화학공학소재연구정보센터
IEEE Transactions on Automatic Control, Vol.52, No.10, 1783-1794, 2007
Inference-based ambiguity management in decentralized decision-making: Decentralized control of discrete event systems
Decentralized decision-making requires the interaction of various local decision-makers in order to arrive at a global decision. Limited sensing capabilities at each local site can create ambiguities in a decision-making process at each local site. We argue that such ambiguities are of differing gradations. We propose a framework for decentralized decision-making (applied to decentralized control in particular) that allows computation of such ambiguity gradations and utilizes their knowledge in arriving at a global decision. Each local decision is tagged with a certain grade or level of ambiguity, with zero being the minimum ambiguity level.

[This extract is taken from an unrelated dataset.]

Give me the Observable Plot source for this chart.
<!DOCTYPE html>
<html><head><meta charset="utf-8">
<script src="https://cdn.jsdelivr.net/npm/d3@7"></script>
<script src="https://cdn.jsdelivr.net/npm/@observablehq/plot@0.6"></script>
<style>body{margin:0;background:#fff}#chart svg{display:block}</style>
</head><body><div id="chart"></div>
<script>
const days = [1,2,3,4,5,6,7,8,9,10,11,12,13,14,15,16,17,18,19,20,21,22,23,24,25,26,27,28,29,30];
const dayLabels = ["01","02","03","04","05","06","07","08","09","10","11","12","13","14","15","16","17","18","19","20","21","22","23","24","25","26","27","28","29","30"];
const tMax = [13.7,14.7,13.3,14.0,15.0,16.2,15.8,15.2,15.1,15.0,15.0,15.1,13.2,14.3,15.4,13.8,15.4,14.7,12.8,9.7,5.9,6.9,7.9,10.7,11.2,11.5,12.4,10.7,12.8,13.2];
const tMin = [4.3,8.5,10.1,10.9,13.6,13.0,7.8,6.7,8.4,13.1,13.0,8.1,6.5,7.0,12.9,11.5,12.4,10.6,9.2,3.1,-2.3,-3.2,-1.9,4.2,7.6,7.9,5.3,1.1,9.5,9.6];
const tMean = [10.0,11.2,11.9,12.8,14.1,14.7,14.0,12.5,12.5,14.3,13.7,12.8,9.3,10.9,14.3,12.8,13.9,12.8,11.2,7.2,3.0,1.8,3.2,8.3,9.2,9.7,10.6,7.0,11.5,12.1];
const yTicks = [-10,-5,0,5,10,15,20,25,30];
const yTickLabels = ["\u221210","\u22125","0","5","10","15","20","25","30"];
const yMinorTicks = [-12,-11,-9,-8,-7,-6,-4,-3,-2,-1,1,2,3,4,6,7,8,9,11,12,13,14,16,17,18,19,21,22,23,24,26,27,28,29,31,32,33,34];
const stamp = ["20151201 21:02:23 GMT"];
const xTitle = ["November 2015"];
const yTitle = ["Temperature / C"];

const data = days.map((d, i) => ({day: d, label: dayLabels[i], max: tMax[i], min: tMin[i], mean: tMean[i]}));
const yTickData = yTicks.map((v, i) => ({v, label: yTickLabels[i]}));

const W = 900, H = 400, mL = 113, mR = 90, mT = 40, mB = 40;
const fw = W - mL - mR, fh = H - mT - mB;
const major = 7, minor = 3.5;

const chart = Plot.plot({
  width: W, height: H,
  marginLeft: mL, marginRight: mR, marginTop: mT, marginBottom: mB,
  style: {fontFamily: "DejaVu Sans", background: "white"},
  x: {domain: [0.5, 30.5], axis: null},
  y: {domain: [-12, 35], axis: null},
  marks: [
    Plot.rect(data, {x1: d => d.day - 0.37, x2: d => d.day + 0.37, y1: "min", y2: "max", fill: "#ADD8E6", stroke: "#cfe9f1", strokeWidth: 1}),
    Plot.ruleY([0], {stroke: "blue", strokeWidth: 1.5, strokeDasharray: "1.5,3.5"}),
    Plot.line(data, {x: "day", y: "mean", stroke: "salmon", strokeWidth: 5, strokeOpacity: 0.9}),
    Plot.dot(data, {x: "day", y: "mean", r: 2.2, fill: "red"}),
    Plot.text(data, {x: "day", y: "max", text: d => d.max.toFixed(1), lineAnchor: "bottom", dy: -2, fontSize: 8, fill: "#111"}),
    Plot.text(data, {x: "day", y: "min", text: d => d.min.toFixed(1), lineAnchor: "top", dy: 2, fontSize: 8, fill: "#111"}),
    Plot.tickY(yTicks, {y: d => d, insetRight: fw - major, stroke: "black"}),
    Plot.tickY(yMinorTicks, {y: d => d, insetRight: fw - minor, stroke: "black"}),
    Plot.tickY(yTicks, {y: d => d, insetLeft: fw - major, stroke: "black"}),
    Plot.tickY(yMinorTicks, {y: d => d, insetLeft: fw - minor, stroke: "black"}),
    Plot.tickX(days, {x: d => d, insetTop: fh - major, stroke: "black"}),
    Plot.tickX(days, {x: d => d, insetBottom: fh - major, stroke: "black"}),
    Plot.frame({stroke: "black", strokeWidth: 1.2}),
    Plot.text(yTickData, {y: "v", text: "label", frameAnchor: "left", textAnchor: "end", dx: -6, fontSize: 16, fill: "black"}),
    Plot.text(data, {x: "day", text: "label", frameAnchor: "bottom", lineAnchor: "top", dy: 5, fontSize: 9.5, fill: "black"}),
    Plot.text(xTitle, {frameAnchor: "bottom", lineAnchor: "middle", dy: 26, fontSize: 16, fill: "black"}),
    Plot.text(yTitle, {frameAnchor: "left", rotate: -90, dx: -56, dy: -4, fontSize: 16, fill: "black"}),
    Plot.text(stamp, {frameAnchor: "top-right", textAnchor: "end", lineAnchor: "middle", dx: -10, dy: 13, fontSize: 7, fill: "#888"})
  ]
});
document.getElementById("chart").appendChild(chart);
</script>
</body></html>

A global decision is taken to be the same as a "winning" local decision, i.e., one having the minimum level of ambiguity. The computation of an ambiguity level for a local decision requires an assessment of the self-ambiguities as well as the ambiguities of the others, and an inference based upon such knowledge. For the existence of a decentralized supervisor, so that for each controllable event the ambiguity levels of all winning disablement or enablement decisions are bounded by some number N (such a supervisor is termed N-inferring), the notion of N-inference observability is introduced. We show that the conjunctive-and-permissive (C&P) boolean OR disjunctive-and-antipermissive (D&A) co-observability is the same as the zero-inference observability, whereas the conditional C&P boolean OR D&A co-observability is the same as the unity-inference observability. We also present examples of higher order inference-observable languages. Our framework does not require the existence of any a priori partition of the controllable events into permissive/antipermissive sets, nor does it require a global control computation based on conjunction/disjunction of local decisions, exhibiting that our ambiguity-based approach is more efficient.